さて、物語は家康最大の窮地「三方ヶ原の戦い」が描かれました。
怒涛の勢いで遠江東部や三河北部を侵食する武田軍。甲斐の強兵の進撃に、徳川勢はなす統べなく後退を続けることになります。
しかし…徳川家康ら主力が籠る本拠地・浜松城を目前にして、武田軍は西に転進。浜松城を無視して素通りする素振りを見せます。
浜松城に1ヶ月ほど籠城して織田信長からの援軍を待つという戦略を描いていた徳川軍は意表を突かれたことでしょう。このまま座して武田軍の進軍を見送るか…または、打って出て野外決戦を挑むか。
武田軍を見送った場合、徳川軍の主力は温存され家康も死地を脱したことでしょう。
しかしその場合、占領地である遠江の民衆からの支持は得られなくなったことでしょう。
そしてもうひとつ。武田軍の進軍を見送った場合…彼らが次に目指すのは嫡男・信康が守るかつての根拠地・三河岡崎城です。
このまま進軍を許せば、自らの生まれ故郷である三河国と家族(妻や子女)を失うことになる。

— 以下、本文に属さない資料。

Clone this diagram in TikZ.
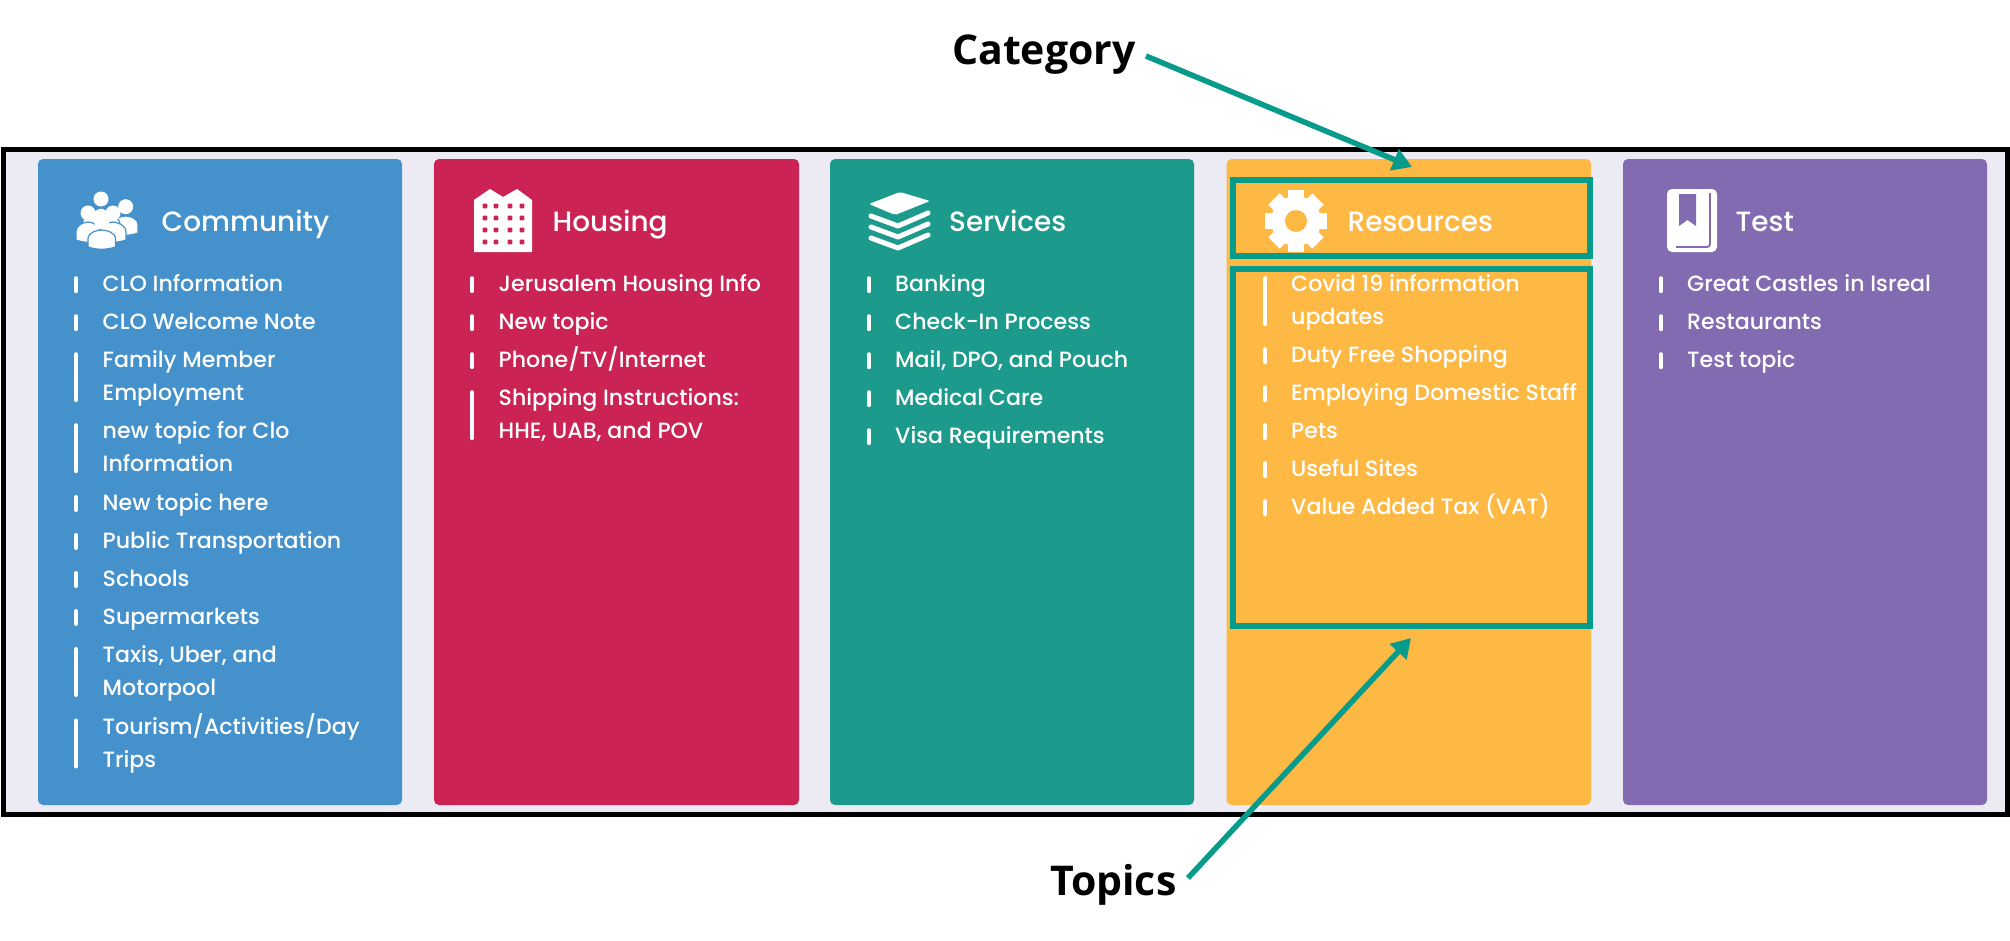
\documentclass[tikz,border=0pt]{standalone}
\usepackage{fontspec}
\setmainfont{Poppins Medium}
\newfontfamily\titlefont{Poppins Medium}
\newfontfamily\notefont{Open Sans}
\usetikzlibrary{arrows.meta}
\definecolor{panelbg}{HTML}{ECEBF3}
\definecolor{cblue}{HTML}{4591CB}
\definecolor{cred}{HTML}{CB2353}
\definecolor{cteal}{HTML}{1C9A8B}
\definecolor{corange}{HTML}{FEB844}
\definecolor{cpurple}{HTML}{836BB2}
\definecolor{note}{HTML}{069B8A}
\tikzset{
  x=1pt,y=-1pt,
  panel/.style={rounded corners=5pt,draw=none},
  topic/.style={anchor=base west,inner sep=0pt,text=white,font=\fontsize{22.1}{33}\selectfont},
  title/.style={anchor=base west,inner sep=0pt,text=white,font=\titlefont\fontsize{27.9}{33}\selectfont},
  notelabel/.style={anchor=base west,inner sep=0pt,text=black,font=\notefont\bfseries\fontsize{41}{44}\selectfont},
  bar/.style={line width=4pt,white,line cap=round},
  notebox/.style={draw=note,line width=6pt},
  notearrow/.style={draw=note,line width=5.5pt,-{Triangle[length=19pt,width=22pt]}},
}
\newcounter{topicno}
% one-line topic: bar x, text x, baseline, text
\newcommand{\oneline}[4]{%
  \stepcounter{topicno}%
  \draw[bar] (#1,#3-13.5) -- (#1,#3-0.5);
  \node[topic] (topic\arabic{topicno}) at (#2,#3) {#4};}
% two-line topic
\newcommand{\twoline}[5]{%
  \stepcounter{topicno}%
  \draw[bar] (#1,#3-13.5) -- (#1,#3+32.5);
  \node[topic] (topic\arabic{topicno}) at (#2,#3) {\parbox[t]{290pt}{\raggedright\fontsize{22.1}{33}\selectfont #4\\#5}};}
\newcommand{\person}[6]{% head x,y; body top; body left,right; bottom
  \fill[white,draw=cblue,line width=1.2pt] (#4,#6) -- (#4,#6-8) .. controls (#4,#6-15) and (#1-4,#3) .. (#1,#3) .. controls (#1+4,#3) and (#5,#6-15) .. (#5,#6-8) -- (#5,#6) .. controls (#1+4,#6+3) and (#1-4,#6+3) .. (#4,#6) -- cycle;
  \fill[white] (#1,#2) circle[radius=7.5pt];}
\begin{document}
\begin{tikzpicture}
\useasboundingbox (0,0) rectangle (2010,940);
\fill[white] (0,0) rectangle (2010,940);
\fill[panelbg] (3,150) rectangle (2007,814);
\draw[black,line width=5pt] (3,149.5) rectangle (2007,814.5);

\fill[panel,fill=cblue]   (38,159) rectangle (402,805);
\fill[panel,fill=cred]    (434,159) rectangle (799,805);
\fill[panel,fill=cteal]   (830,159) rectangle (1194,805);
\fill[panel,fill=corange] (1226.5,159) rectangle (1591,805);
\fill[panel,fill=cpurple] (1623,159) rectangle (1987,805);

% Titles
\node[title] (tcommunity) at (161.5,231) {Community};
\node[title] (thousing) at (552.5,231) {Housing};
\node[title] (tservices) at (949,231) {Services};
\node[title] (tresources) at (1347.5,231) {Resources};
\node[title] (ttest) at (1735.5,231) {Test};

% Community topics
\oneline{76}{102.5}{291.7}{CLO Information}
\oneline{76}{102.5}{329.7}{CLO Welcome Note}
\twoline{76}{102.5}{367.7}{Family Member}{Employment}
\twoline{76}{102.5}{438.7}{new topic for Clo}{Information}
\oneline{76}{102.5}{510.5}{New topic here}
\oneline{76}{102.5}{548.5}{Public Transportation}
\oneline{76}{102.5}{586.5}{Schools}
\oneline{76}{102.5}{624.5}{Supermarkets}
\twoline{76}{102.5}{662.5}{Taxis, Uber, and}{Motorpool}
\twoline{76}{102.5}{734}{Tourism/Activities/Day}{Trips}

% Housing topics
\oneline{472}{498.5}{291.7}{Jerusalem Housing Info}
\oneline{472}{498.5}{329.7}{New topic}
\oneline{472}{498.5}{367.7}{Phone/TV/Internet}
\twoline{472}{498.5}{405.7}{Shipping Instructions:}{HHE, UAB, and POV}

% Services topics
\oneline{869}{895}{291.7}{Banking}
\oneline{869}{895}{329.7}{Check-In Process}
\oneline{869}{895}{367.7}{Mail, DPO, and Pouch}
\oneline{869}{895}{405.7}{Medical Care}
\oneline{869}{895}{443.7}{Visa Requirements}

% Resources topics
\twoline{1265}{1291}{291.7}{Covid 19 information}{updates}
\oneline{1265}{1291}{362.7}{Duty Free Shopping}
\oneline{1265}{1291}{400.7}{Employing Domestic Staff}
\oneline{1265}{1291}{438.7}{Pets}
\oneline{1265}{1291}{476.7}{Useful Sites}
\oneline{1265}{1291}{514.7}{Value Added Tax (VAT)}

% Test topics
\oneline{1661}{1687}{291.7}{Great Castles in Isreal}
\oneline{1661}{1687}{329.7}{Restaurants}
\oneline{1661}{1687}{367.7}{Test topic}

% Community icon
\person{125.7}{206.7}{216}{113}{138}{233}
\person{101}{199}{208}{82}{120}{232}
\person{88}{213}{222}{76}{100}{240}
\person{113}{213}{222}{101}{126}{240}
\person{101.7}{221.7}{230}{88}{115.5}{247}

% Housing icon
\fill[white] (474,252) -- (474,200) -- (490,189) -- (503,197) -- (517,189) -- (532,200) -- (532,252) -- cycle;
\foreach \cx in {485,496,510,522}
  \foreach \cy in {206,218,230,242}
    \fill[cred,rounded corners=1pt] (\cx-2.4,\cy-2.4) rectangle (\cx+2.4,\cy+2.4);

% Services icon
\fill[white,rounded corners=2pt] (869,204) -- (900,192) -- (930,201) -- (895,215) -- cycle;
\foreach \dy in {0,11,22}
  \draw[white,line width=5pt,line cap=round,line join=round] (871,216+\dy) -- (898,226+\dy) -- (928,213+\dy);

% Resources icon
\foreach \ang in {0,45,...,315}
  \fill[white,rotate around={\ang:(1296,221)}] (1288,190) rectangle (1304,205);
\fill[white] (1296,221) circle[radius=25pt];
\fill[corange] (1296,221) circle[radius=11pt];

% Test icon
\fill[white,rounded corners=5pt] (1667,189) rectangle (1717,252);
\draw[cpurple,line width=1.8pt,rounded corners=3pt] (1676,247) -- (1710,247) -- (1710,193);
\fill[white] (1711,247.5) rectangle (1712.5,252);
\fill[cpurple] (1679,194) -- (1696,194) -- (1696,226) -- (1687.5,220) -- (1679,226) -- cycle;

% Annotations
\draw[notebox] (1233,180) rectangle (1590,256);
\draw[notebox] (1233,269) rectangle (1590,626);
\node[notelabel] (lcategory) at (952,64) {Category};
\node[notelabel] (ltopics) at (1050,895) {Topics};
\coordinate (catstart) at (1146,56);
\coordinate (cattip) at (1412,167);
\coordinate (topstart) at (1188,878);
\coordinate (toptip) at (1411,638);
\draw[notearrow] (catstart) -- (cattip);
\draw[notearrow] (topstart) -- (toptip);
\end{tikzpicture}
\end{document}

ここで家康は大きな決断を迫られたワケです。まさに家康の人生最大級の「どうする」ポイントですね。
史実では、信玄の挑発に乗った家康が、浜松城を出て野外決戦に挑みますが…その動きを見透かしていた武田軍の反攻に遭い壊滅的打撃を受けることになります。
もしも徳川軍が城を出なかった場合、武田軍はどう進軍していたでしょうか?
後方に温存された徳川軍を残したまま進軍するとは考えにくい。かといって、浜松城攻めで無駄な消耗をするのも避けたいはず。

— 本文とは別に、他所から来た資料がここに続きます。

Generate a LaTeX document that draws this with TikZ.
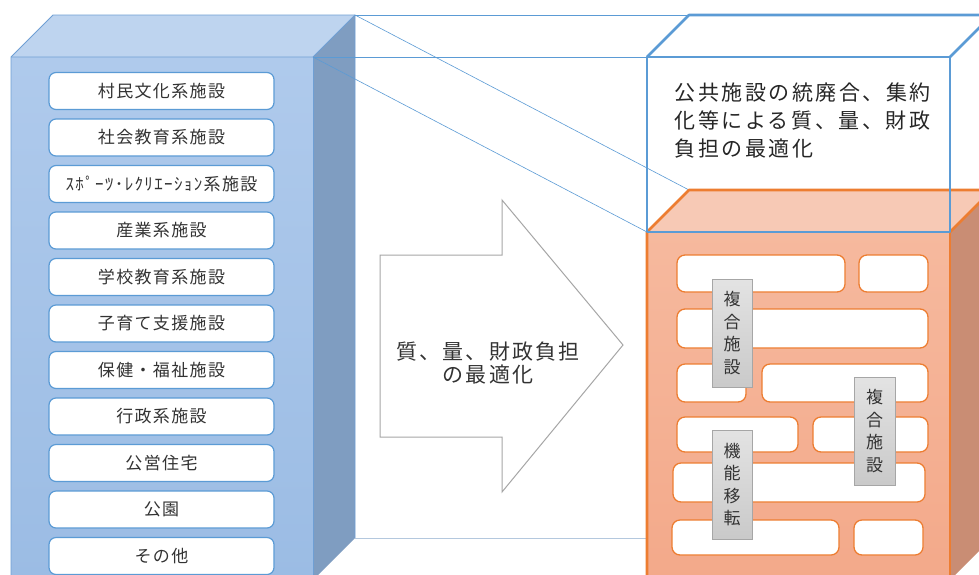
\documentclass[tikz,border=0pt]{standalone}
\usepackage{fontspec}
\setmainfont{Noto Sans CJK JP}
\newfontfamily\jpA{Noto Sans CJK JP}[LetterSpace=8]
\newfontfamily\jpB{Noto Sans CJK JP}[LetterSpace=10]
\newfontfamily\jpC{Noto Sans CJK JP}[LetterSpace=12]
\definecolor{cubeFrontT}{HTML}{AFCAEC}
\definecolor{cubeFrontB}{HTML}{9BBCE4}
\definecolor{cubeTop}{HTML}{BED4EF}
\definecolor{cubeSide}{HTML}{7F9DC1}
\definecolor{cubeEdge}{HTML}{6F9FD4}
\definecolor{linkBlue}{HTML}{5B9BD5}
\definecolor{linkPale}{HTML}{B4C8DE}
\definecolor{orFrontT}{HTML}{F6B99E}
\definecolor{orFrontB}{HTML}{F3A98A}
\definecolor{orTop}{HTML}{F7C9B5}
\definecolor{orSide}{HTML}{C98D74}
\definecolor{orEdge}{HTML}{ED7D31}
\definecolor{txt}{HTML}{333333}
\definecolor{arrowGray}{HTML}{A6A6A6}
\begin{document}
\begin{tikzpicture}[x=1pt,y=-1pt,
  lbox/.style={draw=linkBlue,line width=1.2pt,fill=white,rounded corners=7pt,
    minimum width=225pt,minimum height=37pt,inner sep=0pt,outer sep=0pt,
    text=txt,font=\jpA\fontsize{17}{20}\selectfont},
  obox/.style={draw=orEdge,line width=1.3pt,fill=white,rounded corners=8pt,
    inner sep=0pt,outer sep=0pt,anchor=north west},
  glabel/.style={draw=arrowGray,line width=0.8pt,top color=gray!22,bottom color=gray!42,
    inner sep=0pt,outer sep=0pt,anchor=north west,minimum width=40pt,minimum height=108pt,
    align=center,text=txt,font=\fontsize{17}{22.6}\selectfont},
  link/.style={draw=linkBlue,line width=0.6pt},
  wire/.style={draw=linkBlue,line width=2.6pt,line join=round},
  oedge/.style={draw=orEdge,line width=2.6pt,line join=round}
]
\useasboundingbox (0,0) rectangle (979,574);
\clip (0,0) rectangle (979,574);
\fill[white] (0,0) rectangle (979,574);

% ---------- left cube ----------
\coordinate (LFTL) at (11,57);
\coordinate (LFTR) at (313,57);
\coordinate (LBTL) at (53,15);
\coordinate (LBTR) at (355,15);
\coordinate (LBBR) at (355,538);
\coordinate (LFBR) at (313,580);
\coordinate (LFBL) at (11,580);
\shade[top color=cubeFrontT,bottom color=cubeFrontB] (LFTL) rectangle (LFBR);
\fill[cubeTop] (LFTL) -- (LBTL) -- (LBTR) -- (LFTR) -- cycle;
\fill[cubeSide] (LFTR) -- (LBTR) -- (LBBR) -- (LFBR) -- cycle;
\draw[cubeEdge,line width=0.8pt,line join=round] (LFBL) -- (LFTL) -- (LBTL) -- (LBTR) -- (LBBR);
\draw[cubeEdge,line width=0.8pt] (LFTL) -- (LFTR) -- (LBTR);
\draw[cubeEdge,line width=0.8pt] (LFTR) -- (LFBR);

% ---------- list boxes ----------
\node[lbox] (l1)  at (161.5,91)    {村民文化系施設};
\node[lbox] (l2)  at (161.5,137.5) {社会教育系施設};
\node[lbox] (l3)  at (161.5,184)   {ｽﾎﾟｰﾂ･ﾚｸﾘｴｰｼｮﾝ系施設};
\node[lbox] (l4)  at (161.5,230.5) {産業系施設};
\node[lbox] (l5)  at (161.5,277)   {学校教育系施設};
\node[lbox] (l6)  at (161.5,323.5) {子育て支援施設};
\node[lbox] (l7)  at (161.5,370)   {保健・福祉施設};
\node[lbox] (l8)  at (161.5,416.5) {行政系施設};
\node[lbox] (l9)  at (161.5,463)   {公営住宅};
\node[lbox] (l10) at (161.5,509.5) {公園};
\node[lbox] (l11) at (161.5,556)   {その他};

% ---------- right cube coordinates ----------
\coordinate (BFTL) at (647,57);
\coordinate (BFTR) at (950,57);
\coordinate (BBTL) at (689,15);
\coordinate (BBTR) at (992,15);
\coordinate (OFTL) at (647,232);
\coordinate (OFTR) at (950,232);
\coordinate (OBTL) at (689,190);
\coordinate (OBTR) at (992,190);
\coordinate (OBBR) at (992,538);
\coordinate (OFBR) at (950,580);
\coordinate (OFBL) at (647,580);
\coordinate (OBL)  at (647,538);

% ---------- links ----------
\draw[link] (LBTR) -- (BBTL);
\draw[link] (LFTR) -- (BFTL);
\draw[link] (LBTR) -- (OBTL);
\draw[link] (LFTR) -- (OFTL);
\draw[draw=linkPale,line width=1pt] (LBBR) -- (OBL);

% ---------- arrow ----------
\draw[arrowGray,fill=white,line width=1pt,line join=miter]
  (380,255) -- (502,255) -- (502,200) -- (623,345) -- (502,492) -- (502,437) -- (380,437) -- cycle;
\node[align=center,text=txt,font=\jpB\fontsize{21}{22.5}\selectfont] (arrowtext) at (488,363)
  {質、量、財政負担\\の最適化};

% ---------- orange cube ----------
\shade[top color=orFrontT,bottom color=orFrontB] (OFTL) rectangle (OFBR);
\fill[orTop] (OFTL) -- (OBTL) -- (OBTR) -- (OFTR) -- cycle;
\fill[orSide] (OFTR) -- (OBTR) -- (OBBR) -- (OFBR) -- cycle;
\draw[oedge] (OFBL) -- (OFTL) -- (OBTL) -- (OBTR);
\draw[oedge] (OFTR) -- (OBTR);
\draw[oedge] (OFTR) -- (OFBR);

\node[obox,minimum width=168pt,minimum height=37pt] (o1)  at (677,255) {};
\node[obox,minimum width=69pt, minimum height=37pt] (o2)  at (859,255) {};
\node[obox,minimum width=251pt,minimum height=39pt] (o3)  at (677,309) {};
\node[obox,minimum width=69pt, minimum height=38pt] (o4)  at (677,364) {};
\node[obox,minimum width=166pt,minimum height=38pt] (o5)  at (762,364) {};
\node[obox,minimum width=121pt,minimum height=35pt] (o6)  at (677,417) {};
\node[obox,minimum width=115pt,minimum height=35pt] (o7)  at (813,417) {};
\node[obox,minimum width=252pt,minimum height=39pt] (o8)  at (673,463) {};
\node[obox,minimum width=167pt,minimum height=35pt] (o9)  at (672,520) {};
\node[obox,minimum width=69pt, minimum height=35pt] (o10) at (854,520) {};

\node[glabel] (g1) at (712,279) {複\\合\\施\\設};
\node[glabel,minimum width=41pt] (g2) at (854,377) {複\\合\\施\\設};
\node[glabel,minimum height=109pt] (g3) at (712,430) {機\\能\\移\\転};

% ---------- blue wire cube ----------
\draw[wire] (BFTL) rectangle (OFTR);
\draw[wire] (BFTL) -- (BBTL) -- (BBTR);
\draw[wire] (BFTR) -- (BBTR);
\node[anchor=west,align=left,text=black!85,font=\jpC\fontsize{21}{28}\selectfont] (btext) at (671,121)
  {公共施設の統廃合、集約\\化等による質、量、財政\\負担の最適化};
\end{tikzpicture}
\end{document}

場合によっては、三河まで兵を進めたところで、岡崎勢と挟撃せんと兵を進めた徳川軍との合戦が三河平野あたりで行われていたかもしれません。
結果的に、浜松城からすぐ近くの「三方ヶ原」で合戦が行われたのは、家康にとって幸運でした。三方ヶ原での壊滅的な敗戦後、真っ直ぐに浜松城に逃げ帰れる距離にあったことで、家康はその命を長らえることになります。

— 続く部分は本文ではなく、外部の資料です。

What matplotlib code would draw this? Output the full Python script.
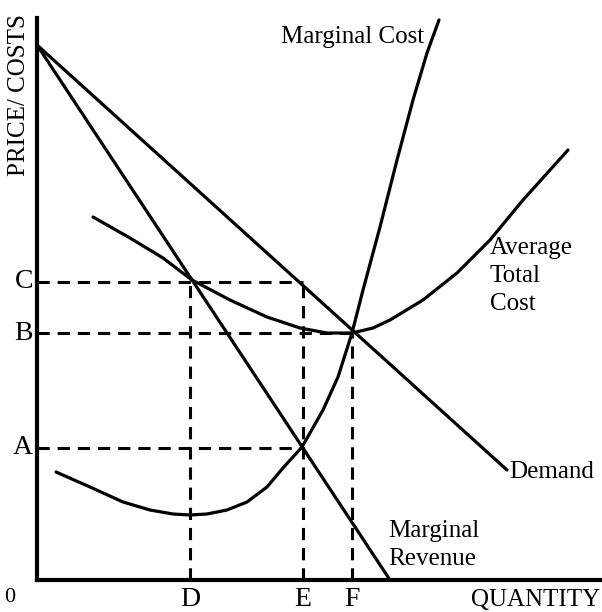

そしてこの敗戦の教訓は、その晩年、家康の天下取りの戦いに大いに活かされることになります。
時は1600年の関ヶ原。
目の前の大垣城に籠る西軍主力を無視して西へと軍を進めた家康率いる東軍。それを見た西軍首脳の石田三成らは、その進軍の先に三成の本拠地・佐和山城があることを危惧し全軍で大垣城を出て、野外決戦に挑む形になりました。
まさに今回の「三方ヶ原の合戦」と逆に、野外へ敵主力を誘い出すこと成功するのです。
さて…次回。三方ヶ原での壊滅的な敗戦が描かれることになります。ここで家康は…これまで付き従ってきた大切な重臣を多数失うことに…なります。